_PROBLEM STATEMENT_. Copy from the first line below down to and including the line with "(hs2) at (81,444.5)". Skip the pictures.

━━ DATASET EXCERPT

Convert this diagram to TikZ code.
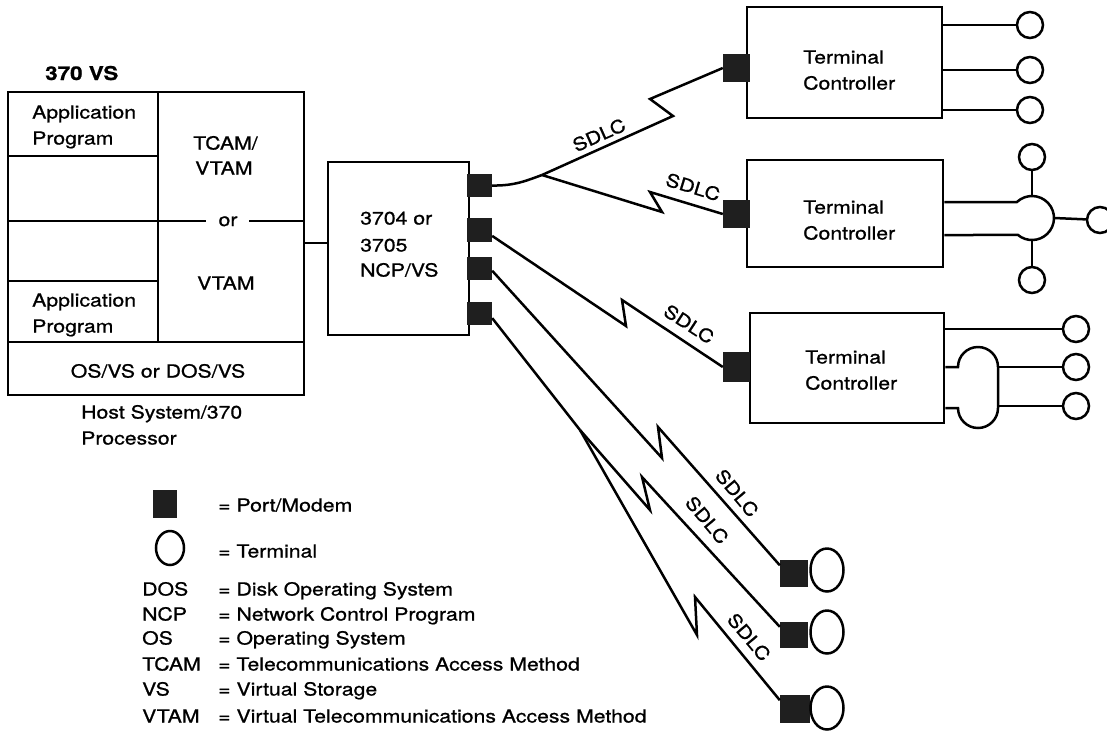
\documentclass[tikz,border=0pt]{standalone}
\usepackage{fontspec}
\setmainfont{TeX Gyre Heros}[FakeStretch=1.18,FakeBold=0.9]
\usetikzlibrary{shapes.geometric}
\begin{document}
\begin{tikzpicture}[x=1pt,y=-1pt,
  every node/.style={font=\fontsize{18}{20}\selectfont},
  lbl/.style={inner sep=0, anchor=base west},
  clbl/.style={inner sep=0, anchor=base},
  frame/.style={draw, line width=2.6pt, inner sep=0, rectangle},
  boxline/.style={line width=2.6pt},
  wire/.style={line width=2.5pt},
  port/.style={fill=black!88, inner sep=0, rectangle},
  term/.style={draw, fill=white, circle, line width=2.5pt, inner sep=0, minimum size=26pt},
  bigterm/.style={draw, fill=white, ellipse, line width=2.5pt, inner sep=0, minimum width=33pt, minimum height=43pt},
  sdlc/.style={inner sep=0, font=\fontsize{18}{20}\selectfont}]
\fill[white] (0,0) rectangle (1107,734);
\useasboundingbox (0,0) rectangle (1107,734);

% ---------- host ----------
\node[lbl, font=\fontsize{19}{21}\selectfont\bfseries] (t370) at (45,80) {370 VS};
\node[frame, minimum width=296pt, minimum height=303pt] (host) at (156,243.5) {};
\draw[boxline] (158,92) -- (158,342);
\draw[boxline] (8,156) -- (158,156);
\draw[boxline] (8,221) -- (206,221);
\draw[boxline] (249,221) -- (304,221);
\draw[boxline] (8,281) -- (158,281);
\draw[boxline] (8,342) -- (304,342);
\node[lbl] (app1a) at (32,118.5) {Application};
\node[lbl] (app1b) at (32,144.5) {Program};
\node[lbl] (tcam) at (193,149.5) {TCAM/};
\node[lbl] (vtam1) at (195,174.5) {VTAM};
\node[clbl] (or) at (228,226) {or};
\node[lbl] (vtam2) at (197,289.5) {VTAM};
\node[lbl] (app2a) at (32,306.5) {Application};
\node[lbl] (app2b) at (32,332.5) {Program};
\node[clbl] (osvs) at (158,377.5) {OS/VS or DOS/VS};
\node[lbl] (hs1) at (81,418.5) {Host System/370};
\node[lbl] (hs2) at (81,444.5) {Processor};

% ---------- NCP ----------
\node[frame, minimum width=141pt, minimum height=173pt] (ncp) at (398.5,248.5) {};
\node[lbl] (n1) at (360,224.5) {3704 or};
\node[lbl] (n2) at (360,251.5) {3705};
\node[lbl] (n3) at (360,276.5) {NCP/VS};
\draw[wire] (host.east |- 0,243) -- (ncp.west |- 0,243);
\node[port, minimum width=25pt, minimum height=23pt] (p1) at (479.5,185.5) {};
\node[port, minimum width=25pt, minimum height=24pt] (p2) at (479.5,230) {};
\node[port, minimum width=25pt, minimum height=23pt] (p3) at (479.5,268.5) {};
\node[port, minimum width=25pt, minimum height=23pt] (p4) at (479.5,313.5) {};

% ---------- terminal controllers ----------
\node[frame, minimum width=195pt, minimum height=111pt] (tc1) at (844.5,62.5) {};
\node[lbl] (tc1a) at (803,63.5) {Terminal};
\node[lbl] (tc1b) at (803,89.5) {Controller};
\node[port, minimum width=27pt, minimum height=28pt] (q1) at (736.5,68) {};

\node[frame, minimum width=196pt, minimum height=107pt] (tc2) at (845,213.5) {};
\node[lbl] (tc2a) at (803,213.5) {Terminal};
\node[lbl] (tc2b) at (803,239.5) {Controller};
\node[port, minimum width=27pt, minimum height=28pt] (q2) at (736.5,214) {};

\node[frame, minimum width=194pt, minimum height=110pt] (tc3) at (847,368) {};
\node[lbl] (tc3a) at (805,363.5) {Terminal};
\node[lbl] (tc3b) at (805,389.5) {Controller};
\node[port, minimum width=27pt, minimum height=30pt] (q3) at (736.5,367) {};

% terminals of TC1
\node[term] (u1) at (1030,25) {};
\node[term] (u2) at (1030,70) {};
\node[term] (u3) at (1030,110) {};
\draw[wire] (tc1.east |- u1) -- (u1);
\draw[wire] (tc1.east |- u2) -- (u2);
\draw[wire] (tc1.east |- u3) -- (u3);

% terminals of TC2 (hub)
\node[circle, minimum size=44pt, inner sep=0] (hub) at (1032,218) {};
\node[term] (v1) at (1032,157) {};
\node[term] (v2) at (1032,280) {};
\node[term] (v3) at (1100,220) {};
\coordinate (hu) at (1016.9,202);
\coordinate (hl) at (1018,235);
\draw[wire] (tc2.east |- hu) -- (hu) arc[start angle=133.3, end angle=-129.5, radius=22pt] -- (tc2.east |- hl);
\draw[wire] (hub.north) -- (v1);
\draw[wire] (hub.south) -- (v2);
\draw[wire] (hub.east) -- (v3);

% terminals of TC3 (loop)
\node[term] (w1) at (1076,329) {};
\node[term] (w2) at (1076,367) {};
\node[term] (w3) at (1076,406) {};
\coordinate (lu) at (958,367);
\coordinate (ld) at (998,408);
\draw[wire] (tc3.east |- w1) -- (w1);
\draw[wire] (tc3.east |- lu) -- (lu) arc[start angle=180, end angle=0, radius=20pt] -- (ld) arc[start angle=0, end angle=-180, radius=20pt] -- (tc3.east |- ld);
\draw[wire] (998,367) -- (w2);
\draw[wire] (998,406) -- (w3);

% remote terminals
\node[port, minimum width=28pt, minimum height=27pt] (r1) at (794,573.5) {};
\node[bigterm] (e1) at (827,570) {};
\node[port, minimum width=28pt, minimum height=26pt] (r2) at (794,635) {};
\node[bigterm] (e2) at (827,632) {};
\node[port, minimum width=30pt, minimum height=28pt] (r3) at (795,709) {};
\node[bigterm] (e3) at (827,708) {};

% ---------- SDLC links ----------
\coordinate (J) at (542,175);
\coordinate (a1) at (673,116);
\coordinate (a2) at (650,99);
\coordinate (b1) at (662,212);
\coordinate (b2) at (650,192);
\coordinate (c1) at (626,326);
\coordinate (c2) at (622,300);
\coordinate (d1) at (662,458);
\coordinate (d2) at (658,427);
\coordinate (B) at (580,430);
\coordinate (f1) at (650,510);
\coordinate (f2) at (642,477);
\coordinate (g1) at (697,635);
\coordinate (g2) at (695,597);

\draw[wire] (p1.east) .. controls (515,186) and (528,180) .. (J);
\draw[wire, line join=miter] (J) -- (a1) -- (a2) -- (q1.west);
\draw[wire, line join=miter] (J) -- (b1) -- (b2) -- (q2.west);
\draw[wire, line join=miter] (p2.-25) -- (c1) -- (c2) -- (q3.west);
\draw[wire, line join=miter] (p3.-10) -- (d1) -- (d2) -- (r1.150);
\draw[wire] (p4.-20) -- (B);
\draw[wire, line join=miter] (B) -- (f1) -- (f2) -- (r2.150);
\draw[wire, line join=miter] (B) -- (g1) -- (g2) -- (r3.150);

\node[sdlc, rotate=24] (s1) at (599,135) {SDLC};
\node[sdlc, rotate=-17] (s2) at (693,187) {SDLC};
\node[sdlc, rotate=-33] (s3) at (689,324) {SDLC};
\node[sdlc, rotate=-50] (s4) at (737,493) {SDLC};
\node[sdlc, rotate=-50] (s5) at (707,520) {SDLC};
\node[sdlc, rotate=-50] (s6) at (749,637) {SDLC};

% ---------- legend ----------
\node[port, minimum width=24pt, minimum height=28pt] (legport) at (165,504) {};
\node[draw, ellipse, line width=2.5pt, inner sep=0, minimum width=28pt, minimum height=34pt] (legterm) at (170,548) {};
\node[lbl] (lg1) at (218,511.5) {= Port/Modem};
\node[lbl] (lg2) at (218,557.5) {= Terminal};
\node[lbl] (ab1) at (142,595.5) {DOS};
\node[lbl] (ds1) at (218,595.5) {= Disk Operating System};
\node[lbl] (ab2) at (142,620.5) {NCP};
\node[lbl] (ds2) at (218,620.5) {= Network Control Program};
\node[lbl] (ab3) at (142,644.5) {OS};
\node[lbl] (ds3) at (218,644.5) {= Operating System};
\node[lbl] (ab4) at (142,670.5) {TCAM};
\node[lbl] (ds4) at (218,670.5) {= Telecommunications Access Method};
\node[lbl] (ab5) at (142,695.5) {VS};
\node[lbl] (ds5) at (218,695.5) {= Virtual Storage};
\node[lbl] (ab6) at (142,722.5) {VTAM};
\node[lbl] (ds6) at (218,722.5) {= Virtual Telecommunications Access Method};
\end{tikzpicture}
\end{document}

━━━━

_THE REPLY_.
Convert this diagram to TikZ code.
\documentclass[tikz,border=0pt]{standalone}
\usepackage{fontspec}
\setmainfont{TeX Gyre Heros}[FakeStretch=1.18,FakeBold=0.9]
\usetikzlibrary{shapes.geometric}
\begin{document}
\begin{tikzpicture}[x=1pt,y=-1pt,
  every node/.style={font=\fontsize{18}{20}\selectfont},
  lbl/.style={inner sep=0, anchor=base west},
  clbl/.style={inner sep=0, anchor=base},
  frame/.style={draw, line width=2.6pt, inner sep=0, rectangle},
  boxline/.style={line width=2.6pt},
  wire/.style={line width=2.5pt},
  port/.style={fill=black!88, inner sep=0, rectangle},
  term/.style={draw, fill=white, circle, line width=2.5pt, inner sep=0, minimum size=26pt},
  bigterm/.style={draw, fill=white, ellipse, line width=2.5pt, inner sep=0, minimum width=33pt, minimum height=43pt},
  sdlc/.style={inner sep=0, font=\fontsize{18}{20}\selectfont}]
\fill[white] (0,0) rectangle (1107,734);
\useasboundingbox (0,0) rectangle (1107,734);

% ---------- host ----------
\node[lbl, font=\fontsize{19}{21}\selectfont\bfseries] (t370) at (45,80) {370 VS};
\node[frame, minimum width=296pt, minimum height=303pt] (host) at (156,243.5) {};
\draw[boxline] (158,92) -- (158,342);
\draw[boxline] (8,156) -- (158,156);
\draw[boxline] (8,221) -- (206,221);
\draw[boxline] (249,221) -- (304,221);
\draw[boxline] (8,281) -- (158,281);
\draw[boxline] (8,342) -- (304,342);
\node[lbl] (app1a) at (32,118.5) {Application};
\node[lbl] (app1b) at (32,144.5) {Program};
\node[lbl] (tcam) at (193,149.5) {TCAM/};
\node[lbl] (vtam1) at (195,174.5) {VTAM};
\node[clbl] (or) at (228,226) {or};
\node[lbl] (vtam2) at (197,289.5) {VTAM};
\node[lbl] (app2a) at (32,306.5) {Application};
\node[lbl] (app2b) at (32,332.5) {Program};
\node[clbl] (osvs) at (158,377.5) {OS/VS or DOS/VS};
\node[lbl] (hs1) at (81,418.5) {Host System/370};
\node[lbl] (hs2) at (81,444.5) {Processor};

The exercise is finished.